### SET TASK
Records follow. Select each line holding "this".

### TASK INPUT

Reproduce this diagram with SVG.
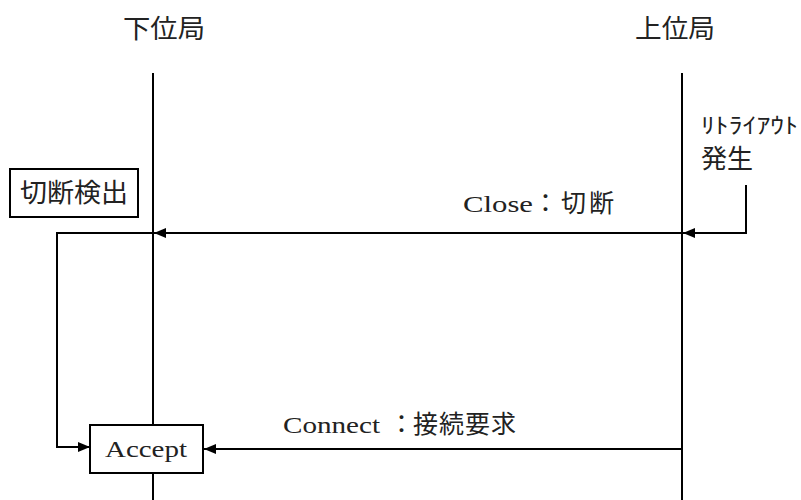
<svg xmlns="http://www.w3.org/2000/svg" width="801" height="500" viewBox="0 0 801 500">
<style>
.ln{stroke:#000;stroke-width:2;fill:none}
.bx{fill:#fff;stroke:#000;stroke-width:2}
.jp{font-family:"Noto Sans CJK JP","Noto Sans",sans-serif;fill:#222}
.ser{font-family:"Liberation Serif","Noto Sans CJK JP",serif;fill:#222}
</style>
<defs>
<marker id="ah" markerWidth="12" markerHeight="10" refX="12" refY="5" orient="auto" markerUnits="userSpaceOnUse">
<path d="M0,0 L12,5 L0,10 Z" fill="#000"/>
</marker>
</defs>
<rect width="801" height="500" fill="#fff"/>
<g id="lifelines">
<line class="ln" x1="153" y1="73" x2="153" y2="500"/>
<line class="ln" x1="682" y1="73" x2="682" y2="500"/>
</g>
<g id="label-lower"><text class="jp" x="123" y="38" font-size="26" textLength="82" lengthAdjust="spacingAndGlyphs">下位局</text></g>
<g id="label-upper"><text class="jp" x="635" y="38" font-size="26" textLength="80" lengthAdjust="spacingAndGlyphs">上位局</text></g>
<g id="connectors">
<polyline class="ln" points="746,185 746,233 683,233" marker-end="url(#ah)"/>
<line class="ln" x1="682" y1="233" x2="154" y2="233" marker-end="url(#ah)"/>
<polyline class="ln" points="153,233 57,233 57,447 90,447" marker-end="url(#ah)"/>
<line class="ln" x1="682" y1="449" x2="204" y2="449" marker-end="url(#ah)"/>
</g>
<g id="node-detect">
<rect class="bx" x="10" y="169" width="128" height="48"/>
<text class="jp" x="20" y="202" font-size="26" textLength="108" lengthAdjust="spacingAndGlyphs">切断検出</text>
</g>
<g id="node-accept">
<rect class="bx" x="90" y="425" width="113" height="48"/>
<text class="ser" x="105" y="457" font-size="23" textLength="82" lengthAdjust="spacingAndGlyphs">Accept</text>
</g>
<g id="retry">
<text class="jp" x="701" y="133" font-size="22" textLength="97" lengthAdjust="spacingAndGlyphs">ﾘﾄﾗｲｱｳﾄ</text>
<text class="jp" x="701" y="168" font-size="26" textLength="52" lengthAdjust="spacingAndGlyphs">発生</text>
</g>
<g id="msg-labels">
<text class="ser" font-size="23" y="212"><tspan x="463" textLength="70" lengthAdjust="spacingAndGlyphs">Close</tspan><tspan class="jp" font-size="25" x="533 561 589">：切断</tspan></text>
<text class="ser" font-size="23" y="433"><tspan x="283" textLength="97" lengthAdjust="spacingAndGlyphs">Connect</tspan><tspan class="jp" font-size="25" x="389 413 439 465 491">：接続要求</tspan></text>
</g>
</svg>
--
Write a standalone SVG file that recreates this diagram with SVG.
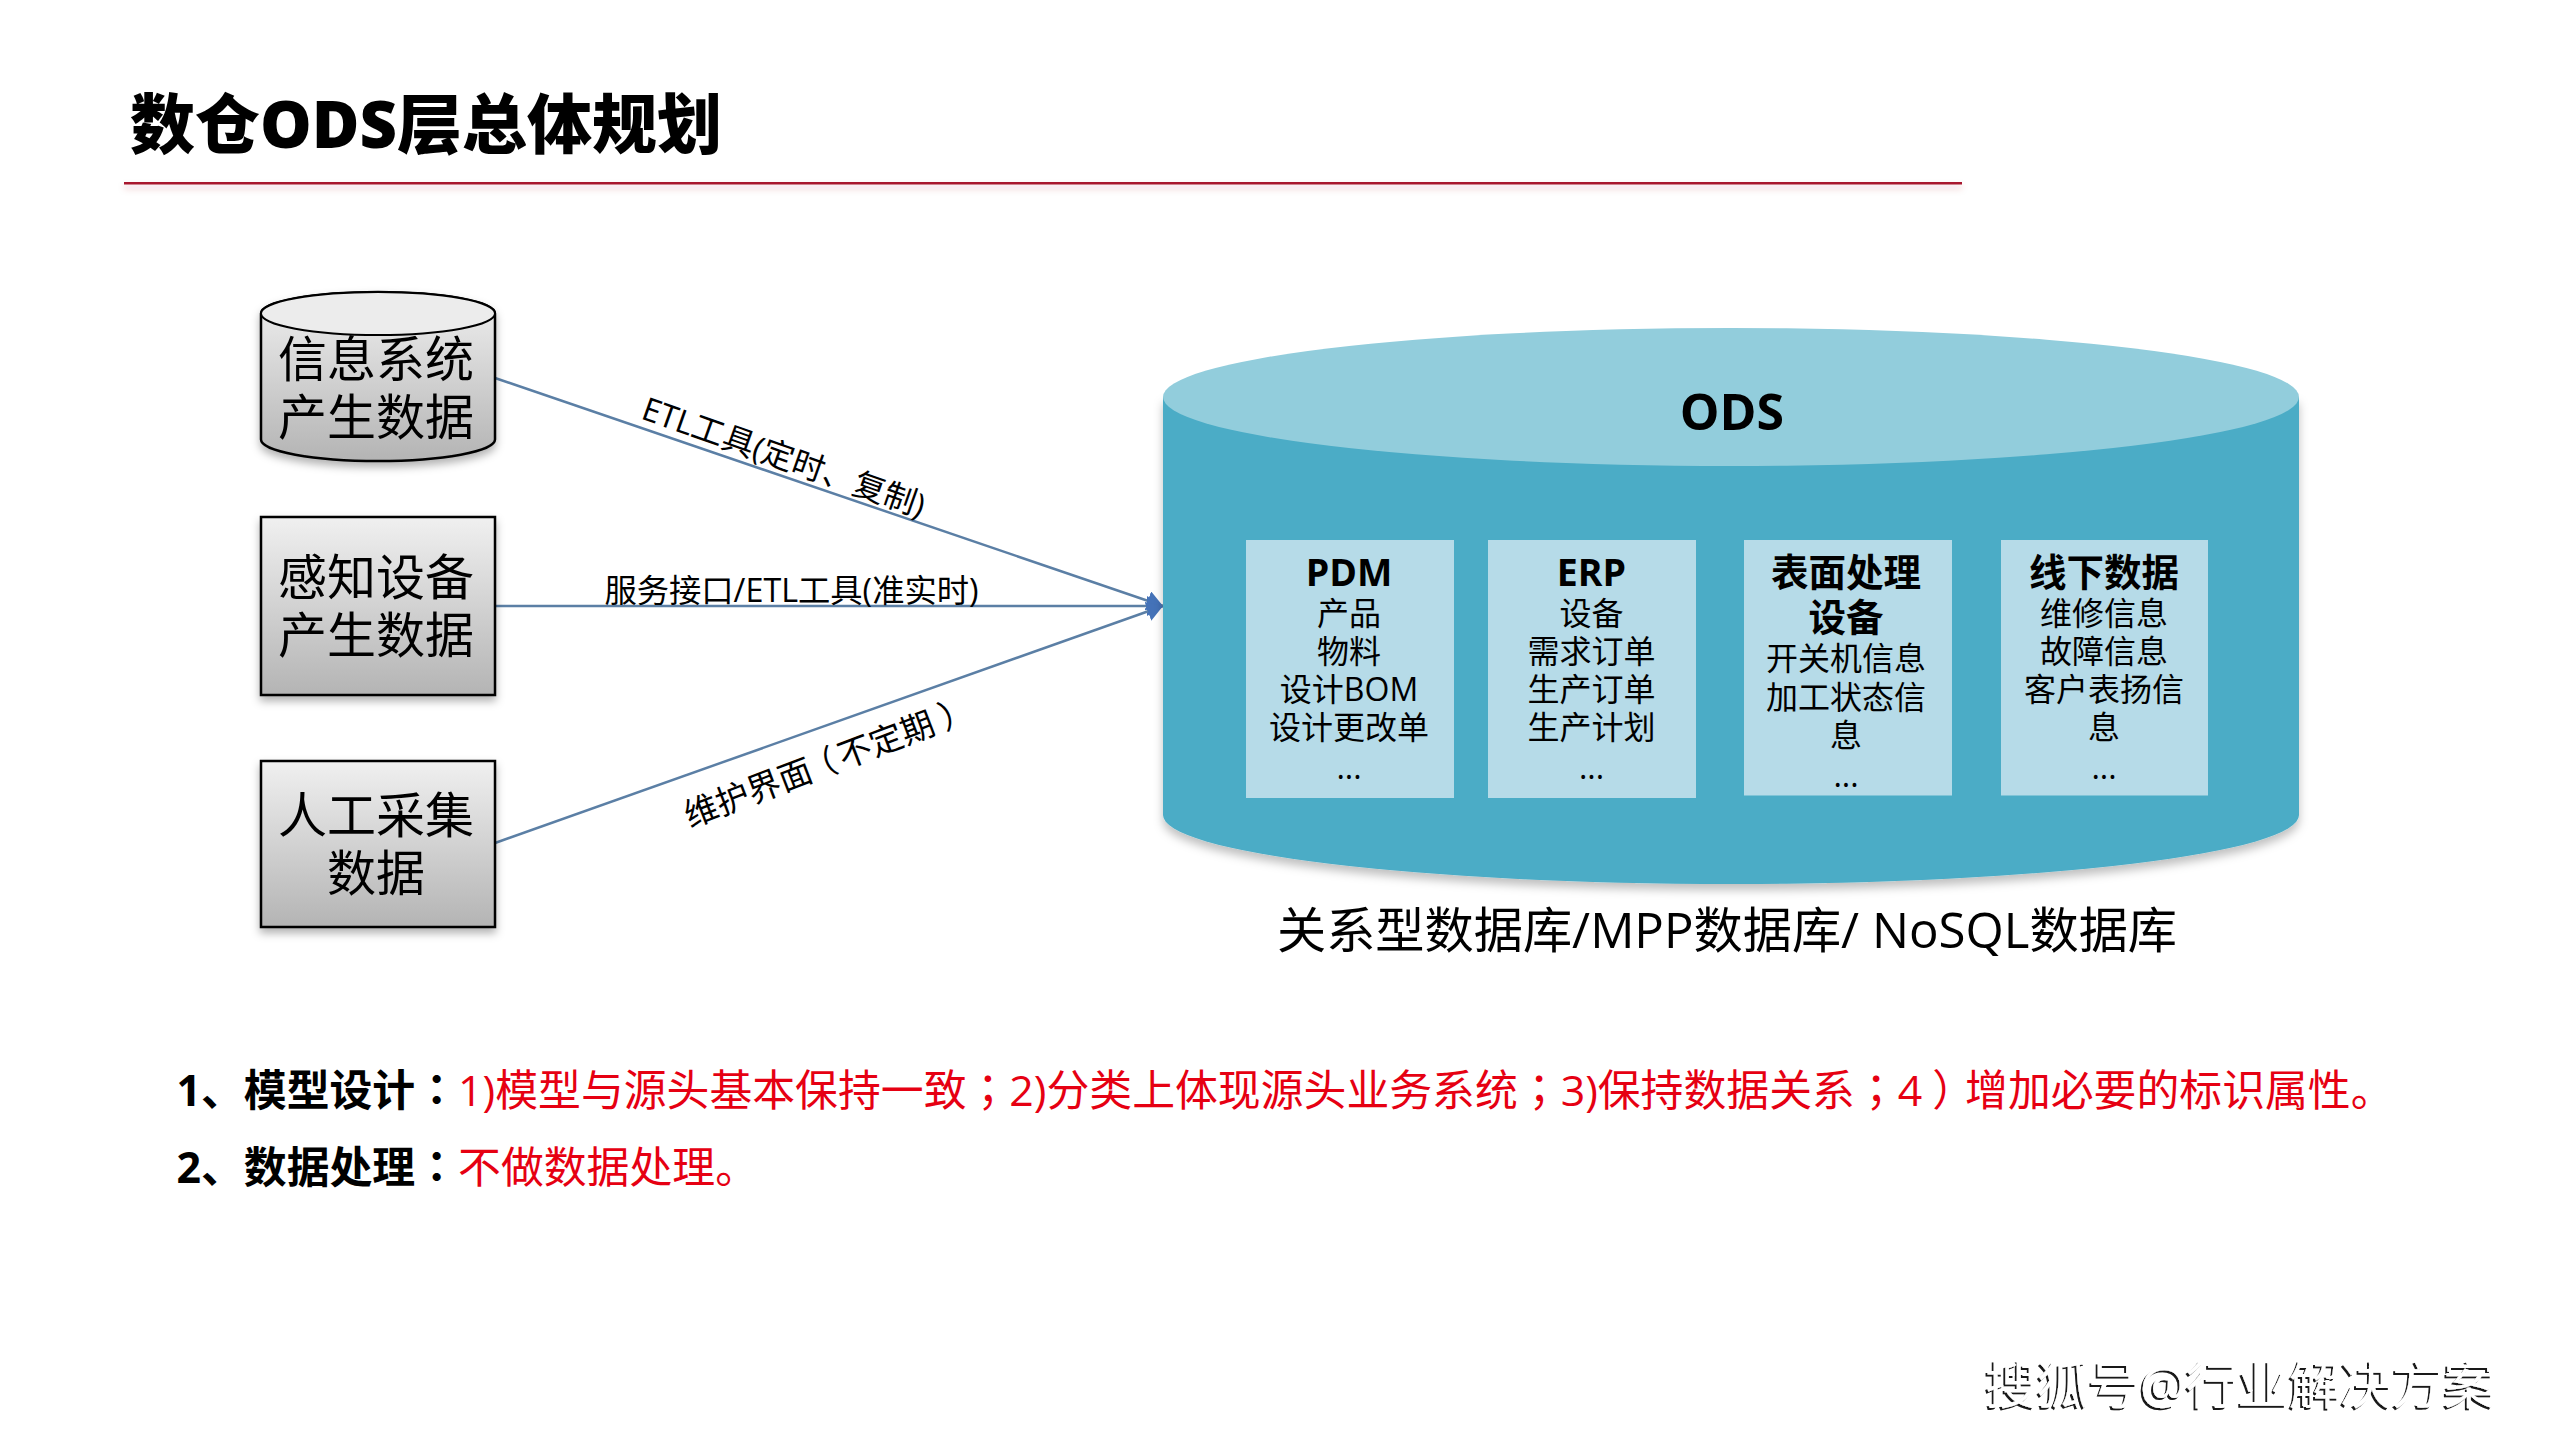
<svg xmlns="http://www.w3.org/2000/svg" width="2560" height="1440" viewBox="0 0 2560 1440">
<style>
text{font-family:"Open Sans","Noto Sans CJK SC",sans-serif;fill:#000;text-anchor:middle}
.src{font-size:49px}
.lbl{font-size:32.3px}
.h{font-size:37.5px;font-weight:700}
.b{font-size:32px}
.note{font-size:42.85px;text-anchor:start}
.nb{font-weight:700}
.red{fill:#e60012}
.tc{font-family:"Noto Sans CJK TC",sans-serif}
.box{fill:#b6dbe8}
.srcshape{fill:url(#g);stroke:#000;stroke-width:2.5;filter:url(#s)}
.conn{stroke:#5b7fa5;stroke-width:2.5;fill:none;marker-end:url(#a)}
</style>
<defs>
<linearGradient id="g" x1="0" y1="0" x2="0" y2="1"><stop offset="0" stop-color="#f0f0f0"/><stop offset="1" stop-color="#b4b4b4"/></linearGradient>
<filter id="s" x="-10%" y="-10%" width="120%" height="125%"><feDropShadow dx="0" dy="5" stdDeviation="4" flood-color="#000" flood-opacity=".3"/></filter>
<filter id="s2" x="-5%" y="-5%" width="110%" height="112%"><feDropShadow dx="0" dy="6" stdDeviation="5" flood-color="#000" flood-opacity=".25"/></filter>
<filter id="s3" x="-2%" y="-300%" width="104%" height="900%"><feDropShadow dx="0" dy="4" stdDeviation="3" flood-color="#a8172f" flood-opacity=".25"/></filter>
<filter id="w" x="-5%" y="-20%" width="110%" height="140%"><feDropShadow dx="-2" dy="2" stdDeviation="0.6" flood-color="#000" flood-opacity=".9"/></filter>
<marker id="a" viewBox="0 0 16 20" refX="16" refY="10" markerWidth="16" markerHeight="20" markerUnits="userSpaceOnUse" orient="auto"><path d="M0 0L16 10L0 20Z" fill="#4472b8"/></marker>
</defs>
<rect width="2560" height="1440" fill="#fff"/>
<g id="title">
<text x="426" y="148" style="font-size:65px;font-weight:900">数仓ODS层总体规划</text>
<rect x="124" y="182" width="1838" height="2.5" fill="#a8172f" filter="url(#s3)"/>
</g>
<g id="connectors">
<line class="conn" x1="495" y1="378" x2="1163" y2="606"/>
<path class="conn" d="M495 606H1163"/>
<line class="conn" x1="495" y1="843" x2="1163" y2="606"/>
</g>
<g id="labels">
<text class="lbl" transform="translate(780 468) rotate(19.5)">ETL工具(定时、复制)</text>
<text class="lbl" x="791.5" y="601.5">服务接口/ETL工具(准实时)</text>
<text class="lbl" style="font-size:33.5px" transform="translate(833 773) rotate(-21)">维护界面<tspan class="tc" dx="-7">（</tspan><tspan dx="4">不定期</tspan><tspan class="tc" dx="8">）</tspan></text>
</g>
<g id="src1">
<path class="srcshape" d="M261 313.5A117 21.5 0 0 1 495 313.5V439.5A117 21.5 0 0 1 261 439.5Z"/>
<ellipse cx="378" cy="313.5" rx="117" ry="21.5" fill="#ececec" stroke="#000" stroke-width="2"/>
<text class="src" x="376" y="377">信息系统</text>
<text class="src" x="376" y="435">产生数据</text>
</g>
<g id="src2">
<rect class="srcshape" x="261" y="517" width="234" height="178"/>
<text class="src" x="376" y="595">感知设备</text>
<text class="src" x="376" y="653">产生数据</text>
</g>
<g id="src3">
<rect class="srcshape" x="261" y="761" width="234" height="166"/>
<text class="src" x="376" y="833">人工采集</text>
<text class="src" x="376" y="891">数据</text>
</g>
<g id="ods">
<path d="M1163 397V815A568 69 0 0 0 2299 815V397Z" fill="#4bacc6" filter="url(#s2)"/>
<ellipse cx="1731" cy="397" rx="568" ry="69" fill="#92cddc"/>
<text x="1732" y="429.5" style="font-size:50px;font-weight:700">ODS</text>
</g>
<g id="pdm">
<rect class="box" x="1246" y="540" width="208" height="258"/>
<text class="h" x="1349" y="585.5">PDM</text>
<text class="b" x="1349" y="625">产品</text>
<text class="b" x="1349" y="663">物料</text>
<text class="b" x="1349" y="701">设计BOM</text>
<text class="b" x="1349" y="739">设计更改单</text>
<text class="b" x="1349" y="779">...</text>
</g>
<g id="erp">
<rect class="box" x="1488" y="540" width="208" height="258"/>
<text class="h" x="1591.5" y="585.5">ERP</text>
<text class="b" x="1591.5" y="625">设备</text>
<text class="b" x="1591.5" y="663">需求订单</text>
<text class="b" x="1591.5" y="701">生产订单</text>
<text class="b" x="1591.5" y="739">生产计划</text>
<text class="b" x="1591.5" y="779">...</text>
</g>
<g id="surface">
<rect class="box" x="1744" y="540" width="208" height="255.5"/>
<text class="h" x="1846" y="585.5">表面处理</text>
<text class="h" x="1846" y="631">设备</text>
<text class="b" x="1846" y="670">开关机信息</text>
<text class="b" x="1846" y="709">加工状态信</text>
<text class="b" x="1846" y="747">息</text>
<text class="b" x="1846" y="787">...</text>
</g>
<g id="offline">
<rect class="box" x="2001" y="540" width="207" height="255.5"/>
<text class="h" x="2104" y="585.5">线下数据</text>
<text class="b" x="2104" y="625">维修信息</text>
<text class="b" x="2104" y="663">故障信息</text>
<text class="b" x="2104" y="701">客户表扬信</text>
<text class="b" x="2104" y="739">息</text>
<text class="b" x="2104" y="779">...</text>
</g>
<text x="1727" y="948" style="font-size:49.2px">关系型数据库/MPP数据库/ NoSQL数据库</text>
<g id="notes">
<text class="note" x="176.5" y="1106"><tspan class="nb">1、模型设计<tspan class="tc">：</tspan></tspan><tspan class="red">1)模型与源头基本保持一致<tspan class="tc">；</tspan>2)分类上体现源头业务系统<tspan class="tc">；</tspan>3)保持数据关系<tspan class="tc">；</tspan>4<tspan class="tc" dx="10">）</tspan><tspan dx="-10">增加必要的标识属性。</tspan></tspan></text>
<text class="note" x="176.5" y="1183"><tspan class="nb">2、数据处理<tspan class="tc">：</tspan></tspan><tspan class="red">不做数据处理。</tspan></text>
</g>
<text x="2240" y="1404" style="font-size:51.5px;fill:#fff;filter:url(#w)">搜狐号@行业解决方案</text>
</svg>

### RESPONSE
Reproduce this diagram with SVG.
Write a standalone SVG file that recreates this diagram with SVG.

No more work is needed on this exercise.